It’s time to let Adam and Eve off the hook. Yes, eating from the tree of life was a big mistake. Their bad. Listening to the snake in the first place, not a smart move. Eve would love to take that one back. The story reveals humans for who we really are. Excepting Victoria’s Secret models, we’re often ashamed of our nude bodies, even when they’re in good working order. We like to eat lambs and trophy hunt lions. And we generally blame each other when things go wrong. Theologians are divided on the bible story, depending if: a) They believe it in the first place. b) They’re sexist pigs who pin everything on Eve. Or c) They take it as a metaphorical example of how we all need to be saved.

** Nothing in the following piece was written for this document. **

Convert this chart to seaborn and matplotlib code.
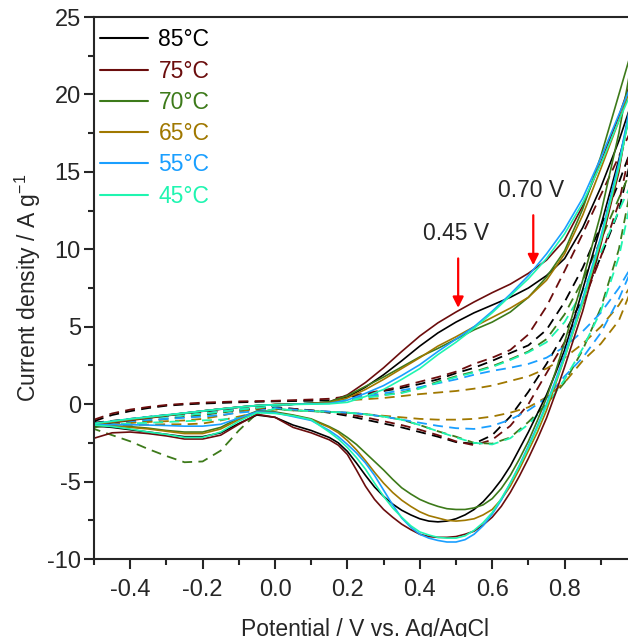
import matplotlib
matplotlib.use("Agg")
import matplotlib.pyplot as plt
from matplotlib.lines import Line2D
from matplotlib.ticker import MultipleLocator
import seaborn as sns

# -------------------------
# Data
# -------------------------
temps = ["85°C", "75°C", "70°C", "65°C", "55°C", "45°C"]
colors = ["#000000", "#6B0D0D", "#3D7A1A", "#A07800", "#1A9FFF", "#1FF5B0"]

# potential grid, forward (anodic) scan and reverse scan
v_fwd = [-0.5, -0.45, -0.4, -0.35, -0.3, -0.25, -0.2, -0.15, -0.1, -0.05, 0.0,
         0.05, 0.1, 0.15, 0.2, 0.25, 0.3, 0.35, 0.4, 0.45, 0.5, 0.55, 0.6, 0.65,
         0.7, 0.75, 0.8, 0.85, 0.9, 0.95, 1.0]
v_rev = v_fwd[::-1]
# finer grid for the reduction peak of the solid curves
v_rev_solid = [1.0, 0.95, 0.9, 0.85, 0.8,
               0.775, 0.75, 0.725, 0.7, 0.675, 0.65, 0.625, 0.6, 0.575, 0.55,
               0.525, 0.5, 0.475, 0.45, 0.425, 0.4, 0.375, 0.35, 0.325, 0.3,
               0.275, 0.25, 0.225, 0.2, 0.175, 0.15,
               0.1, 0.05, 0.0, -0.05, -0.1, -0.15, -0.2, -0.25, -0.3, -0.35,
               -0.4, -0.45, -0.5]

# solid curves: forward branch
solid_fwd = [
    [-1.3, -1.15, -1.0, -0.86, -0.72, -0.58, -0.44, -0.31, -0.19, -0.09, -0.03, 0.0, 0.03, 0.1, 0.45, 1.1, 1.9, 2.8, 3.75, 4.6, 5.3, 5.9, 6.4, 6.9, 7.5, 8.3, 9.4, 11.4, 14.0, 17.0, 20.5],
    [-1.35, -1.2, -1.05, -0.9, -0.75, -0.6, -0.46, -0.33, -0.2, -0.1, -0.03, 0.0, 0.04, 0.15, 0.6, 1.4, 2.35, 3.4, 4.4, 5.25, 5.95, 6.6, 7.2, 7.75, 8.45, 9.3, 10.6, 12.8, 15.6, 18.6, 22.0],
    [-1.3, -1.15, -1.0, -0.86, -0.72, -0.58, -0.44, -0.31, -0.19, -0.09, -0.03, 0.0, 0.04, 0.15, 0.55, 1.15, 1.75, 2.4, 3.05, 3.6, 4.2, 4.8, 5.3, 5.95, 6.9, 8.2, 9.9, 12.6, 16.0, 20.0, 24.0],
    [-1.3, -1.15, -1.0, -0.86, -0.72, -0.58, -0.44, -0.31, -0.19, -0.09, -0.03, 0.0, 0.03, 0.1, 0.4, 0.95, 1.6, 2.3, 3.0, 3.75, 4.35, 5.0, 5.6, 6.2, 6.9, 8.0, 9.7, 12.2, 15.2, 18.3, 21.5],
    [-1.25, -1.1, -0.95, -0.82, -0.7, -0.57, -0.44, -0.31, -0.19, -0.09, -0.04, -0.01, 0.02, 0.05, 0.26, 0.7, 1.2, 1.85, 2.55, 3.4, 4.2, 5.0, 6.0, 7.1, 8.3, 9.7, 11.3, 13.3, 15.9, 18.7, 21.5],
    [-1.25, -1.1, -0.95, -0.82, -0.7, -0.57, -0.44, -0.31, -0.19, -0.09, -0.04, -0.02, 0.0, 0.02, 0.12, 0.5, 0.95, 1.6, 2.3, 3.2, 4.0, 4.9, 5.9, 7.0, 8.1, 9.4, 11.0, 13.0, 15.5, 18.3, 21.0],
]

# solid curves: reverse branch (on v_rev_solid)
solid_rev = [
    [20.5, 15.8, 11.5, 7.4, 3.5,
     2.0, 0.6, -0.6, -1.8, -2.9, -4.0, -4.9, -5.65, -6.3, -6.8, -7.15, -7.4, -7.55, -7.6, -7.55, -7.4, -7.15, -6.85, -6.45, -5.95, -5.35, -4.6, -3.8, -3.05, -2.5, -2.15,
     -1.7, -1.35, -0.85, -0.7, -1.25, -1.85, -2.1, -2.1, -1.95, -1.8, -1.65, -1.5, -1.4],
    [22.0, 15.0, 10.3, 6.0, 2.4,
     0.7, -0.9, -2.25, -3.5, -4.65, -5.7, -6.6, -7.3, -7.8, -8.2, -8.4, -8.55, -8.6, -8.6, -8.55, -8.4, -8.1, -7.75, -7.3, -6.8, -6.15, -5.3, -4.25, -3.25, -2.65, -2.3,
     -1.85, -1.5, -0.85, -0.65, -1.3, -2.0, -2.25, -2.25, -2.05, -1.9, -1.8, -1.85, -2.2],
    [24.0, 17.5, 12.3, 8.0, 4.0,
     2.1, 0.4, -1.05, -2.4, -3.55, -4.6, -5.45, -6.1, -6.5, -6.7, -6.8, -6.8, -6.75, -6.6, -6.4, -6.15, -5.8, -5.4, -4.85, -4.25, -3.7, -3.15, -2.6, -2.15, -1.75, -1.45,
     -0.95, -0.7, -0.5, -0.45, -0.9, -1.5, -1.8, -1.8, -1.7, -1.55, -1.45, -1.4, -1.4],
    [21.5, 15.2, 10.5, 6.5, 3.0,
     1.3, -0.4, -1.8, -3.0, -4.2, -5.3, -6.15, -6.8, -7.15, -7.4, -7.5, -7.55, -7.5, -7.35, -7.2, -6.95, -6.6, -6.2, -5.7, -5.1, -4.4, -3.65, -2.95, -2.35, -1.85, -1.5,
     -1.0, -0.75, -0.55, -0.5, -1.0, -1.6, -1.9, -1.9, -1.75, -1.6, -1.5, -1.4, -1.35],
    [21.5, 15.6, 10.8, 6.8, 3.2,
     1.55, 0.0, -1.4, -2.7, -3.95, -5.1, -6.2, -7.1, -7.85, -8.4, -8.75, -8.9, -8.9, -8.8, -8.65, -8.4, -7.95, -7.35, -6.5, -5.55, -4.6, -3.8, -3.15, -2.6, -2.1, -1.7,
     -1.05, -0.8, -0.55, -0.5, -0.9, -1.3, -1.42, -1.42, -1.38, -1.35, -1.33, -1.32, -1.35],
    [21.0, 15.3, 10.6, 6.6, 3.0,
     1.4, -0.1, -1.5, -2.8, -4.0, -5.1, -6.1, -7.0, -7.65, -8.15, -8.5, -8.65, -8.65, -8.6, -8.45, -8.25, -7.85, -7.3, -6.7, -5.95, -5.1, -4.2, -3.45, -2.8, -2.25, -1.8,
     -1.0, -0.75, -0.6, -0.55, -1.1, -1.8, -2.15, -2.15, -1.95, -1.8, -1.6, -1.45, -1.35],
]

# dashed curves: forward branch
dash_fwd = [
    [-1.1, -0.7, -0.45, -0.25, -0.1, -0.02, 0.04, 0.08, 0.12, 0.15, 0.18, 0.2, 0.22, 0.25, 0.45, 0.6, 0.85, 1.05, 1.3, 1.6, 2.0, 2.35, 2.8, 3.3, 3.8, 4.8, 6.6, 8.8, 11.5, 14.3, 17.5],
    [-1.0, -0.6, -0.35, -0.18, -0.05, 0.03, 0.1, 0.14, 0.18, 0.2, 0.22, 0.26, 0.3, 0.35, 0.5, 0.7, 0.9, 1.15, 1.45, 1.75, 2.1, 2.6, 3.0, 3.5, 4.5, 6.3, 8.6, 11.0, 13.5, 16.0, 18.5],
    [-1.5, -1.35, -1.2, -1.07, -0.95, -0.82, -0.7, -0.55, -0.4, -0.25, -0.1, 0.0, 0.05, 0.1, 0.3, 0.45, 0.6, 0.75, 1.05, 1.45, 1.8, 2.1, 2.45, 2.9, 3.4, 4.2, 5.8, 8.0, 10.6, 13.3, 16.0],
    [-1.4, -1.3, -1.2, -1.15, -1.1, -1.05, -0.95, -0.75, -0.5, -0.3, -0.1, 0.0, 0.05, 0.1, 0.25, 0.32, 0.4, 0.52, 0.65, 0.75, 0.85, 1.0, 1.2, 1.5, 1.8, 2.3, 3.0, 3.9, 5.0, 6.4, 8.3],
    [-1.3, -1.15, -1.0, -0.9, -0.8, -0.7, -0.6, -0.48, -0.35, -0.22, -0.1, 0.0, 0.05, 0.1, 0.3, 0.5, 0.7, 0.9, 1.1, 1.35, 1.6, 1.9, 2.15, 2.35, 2.6, 3.0, 3.7, 4.7, 5.9, 7.5, 9.5],
    [-1.3, -1.15, -1.0, -0.9, -0.8, -0.7, -0.6, -0.48, -0.35, -0.22, -0.1, 0.0, 0.05, 0.1, 0.28, 0.42, 0.57, 0.72, 1.0, 1.4, 1.75, 2.05, 2.4, 2.85, 3.35, 4.0, 5.3, 7.3, 9.8, 12.5, 15.0],
]

# dashed curves: reverse branch
dash_rev = [
    [17.5, 12.5, 9.5, 6.8, 4.6, 2.6, 0.8, -0.8, -2.0, -2.55, -2.45, -2.1, -1.8, -1.5, -1.25, -1.0, -0.75, -0.55, -0.4, -0.3, -0.2, -0.28, -0.35, -0.43, -0.5, -0.6, -0.7, -0.82, -0.95, -1.08, -1.2],
    [18.5, 13.0, 9.5, 6.5, 4.0, 2.0, 0.0, -1.4, -2.3, -2.65, -2.4, -2.0, -1.65, -1.35, -1.1, -0.85, -0.65, -0.5, -0.4, -0.3, -0.25, -0.32, -0.4, -0.48, -0.55, -0.65, -0.75, -0.88, -1.0, -1.15, -1.3],
    [16.0, 10.0, 6.2, 3.5, 1.4, 0.0, -1.15, -2.15, -2.55, -2.5, -2.1, -1.75, -1.35, -1.0, -0.8, -0.65, -0.55, -0.5, -0.45, -0.4, -0.3, -0.6, -1.7, -3.0, -3.7, -3.75, -3.35, -2.9, -2.4, -2.0, -1.6],
    [8.3, 5.4, 3.9, 2.8, 1.4, 0.45, -0.2, -0.55, -0.8, -0.95, -1.0, -1.0, -0.95, -0.85, -0.75, -0.65, -0.55, -0.5, -0.45, -0.4, -0.35, -0.55, -0.8, -1.05, -1.25, -1.3, -1.3, -1.32, -1.35, -1.38, -1.4],
    [9.5, 6.8, 4.6, 3.0, 1.8, 0.4, -0.4, -1.0, -1.4, -1.6, -1.55, -1.4, -1.2, -1.0, -0.8, -0.65, -0.55, -0.48, -0.42, -0.35, -0.25, -0.45, -0.55, -0.7, -0.8, -0.88, -0.95, -1.02, -1.1, -1.2, -1.3],
    [15.0, 9.5, 6.0, 3.6, 1.6, -0.1, -1.3, -2.2, -2.6, -2.5, -2.15, -1.75, -1.35, -1.0, -0.8, -0.65, -0.55, -0.5, -0.45, -0.4, -0.3, -0.6, -0.9, -1.0, -1.05, -1.1, -1.15, -1.2, -1.25, -1.28, -1.3],
]

# arrows: (potential, tip current, tail current), labels
arrow_v = [0.506, 0.7135]
arrow_tip = [6.22, 8.97]
arrow_tail = [9.41, 12.2]
arrow_labels = ["0.45 V", "0.70 V"]

# -------------------------
# Style
# -------------------------
sns.set_style("ticks")
plt.rcParams["font.family"] = ["Liberation Sans", "DejaVu Sans"]
plt.rcParams["mathtext.fontset"] = "custom"
plt.rcParams["mathtext.rm"] = "Liberation Sans"
plt.rcParams["mathtext.it"] = "Liberation Sans"
plt.rcParams["axes.unicode_minus"] = False

fig = plt.figure(figsize=(6.28, 6.37), dpi=100)
# right part of the frame (up to 1.0 V) is cropped off like in the reference
ax = fig.add_axes([0.1497, 0.1224, 0.8646, 0.8509])

# -------------------------
# Curves
# -------------------------
for i, c in enumerate(colors):
    sns.lineplot(x=v_fwd + v_rev, y=dash_fwd[i] + dash_rev[i], sort=False,
                 estimator=None, color=c, lw=1.3, linestyle=(0, (5.5, 3.5)),
                 ax=ax, legend=False)
for i, c in enumerate(colors):
    sns.lineplot(x=v_fwd + v_rev_solid, y=solid_fwd[i] + solid_rev[i], sort=False,
                 estimator=None, color=c, lw=1.2, ax=ax, legend=False)

# arrows + labels
for v, tip, tail, lab in zip(arrow_v, arrow_tip, arrow_tail, arrow_labels):
    ax.annotate("", xy=(v, tip), xytext=(v, tail),
                arrowprops=dict(arrowstyle="-|>", color="red", lw=1.6,
                                mutation_scale=16, shrinkA=0, shrinkB=0))
    ax.text(v - 0.007, tail + 0.85, lab, ha="center", va="bottom", fontsize=16.5)

# -------------------------
# Axes
# -------------------------
ax.set_xlim(-0.5, 1.0)
ax.set_ylim(-10, 25)
ax.xaxis.set_minor_locator(MultipleLocator(0.1))
ax.yaxis.set_major_locator(MultipleLocator(5))
ax.yaxis.set_minor_locator(MultipleLocator(2.5))
xt = [-0.4, -0.2, 0.0, 0.2, 0.4, 0.6, 0.8]
ax.set_xticks(xt)
ax.set_xticklabels([f"{t:.1f}" for t in xt])
ax.tick_params(which="major", direction="out", length=7, width=1.5, labelsize=17)
ax.tick_params(which="minor", direction="out", length=4, width=1.5)
ax.tick_params(axis="x", which="major", pad=7.5)
ax.tick_params(axis="y", which="major", pad=2.5)
for s in ax.spines.values():
    s.set_linewidth(1.5)

ax.set_xlabel("Potential / V vs. Ag/AgCl", fontsize=16.5, labelpad=12)
ax.set_ylabel("Current density / A g$^{-1}$", fontsize=16.5, labelpad=3)

handles = [Line2D([], [], color=c, lw=1.5) for c in colors]
ax.legend(handles, temps, loc="upper left", bbox_to_anchor=(0.011, 0.979),
          frameon=False, fontsize=16.5, handlelength=2.1, handletextpad=0.45,
          labelspacing=0.36, borderaxespad=0, borderpad=0, labelcolor="linecolor")

plt.savefig("out.png", dpi=100)
plt.close()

Falling can happen unexpectedly. A trap door opens beneath our feet, and down we go. For example. My hubby had to undergo a procedure that meant fasting for two days. He didn’t whine about it, but took a relaxed attitude. It was almost disappointing how well he was doing. Because I felt extremely anxious. We went to Home Depot, then to Chapters for a cup of tea. I was famished. I’d been sneaking around our apartment, chewing apples in dark corners like a rat who’d wandered in from the street. I didn’t want to eat in front of him, so I was much hungrier than I usually allow myself to get. (First world problem, I know) Hungry. Irritable. Or, as my family likes to say, ‘Hanson Hangry.’ It takes the definition up a couple of notches.
Anyway, I’m in line to pay for my book and I see Godiva chocolate bars right by the checkout counter. I snatch one, pay for it and stick it in my purse. Over the next half hour, I redefined the word ‘sneaky.’ If Clarence bent down to tie his shoe, I stuffed three pieces into my mouth. (I’m almost certain I consumed half the tinfoil in this way.) I would misdirect him by pointing and saying, ‘Do we know him?’ He was so tired from not eaten for two days that he wasn’t even suspicious. Did I feel bad? Yes and no. It sucked that he couldn’t eat anything. But somehow, chocolate tastes a lot better when you have to sneak it.
If God would have kept Her mouth shut, Adam and Even wouldn’t have paid any attention to the tree of life. They would have stayed completely comfortable in their little nude world of free food and gentle animal life. As for me, chocolate is my every day fruit. And when I think I can’t have it, then I Want Some Now! What can I say? I was hangry. I never usually eat chocolate that sweet, either. Too much sugar for me and I end up with a bellyache. But it was there! And how could I say no?
There are vices I’ve always felt a little judgemental about. Things I couldn’t imagine doing with my money or time. But we all fall down, every one of us. Mother Theresa maybe longed to wipe the floor with sisters less efficient at cleaning up the lepers. And Jesus was a little impatient with people for wanting to start a revolution, and not getting the whole ‘Kingdom within,’ thing. Even really excellent teachers can get frustrated sometimes. Saviours want to walk away, even when they don’t. Some fall in these tiny ways, retaining their saintlike status. Others steal the funds from foreign orphanages, or dial up old people, telling them they won a trip and scamming them out of their hard earned money. Those con artists are going for gold in the Falling Down Olympics. We’re shocked when we hear these things. But. To some extent, we all partake. Whew! I feel so much better, now that I’ve made my confession. I bet you do too. Let’s hold hands and sing Kumbaya.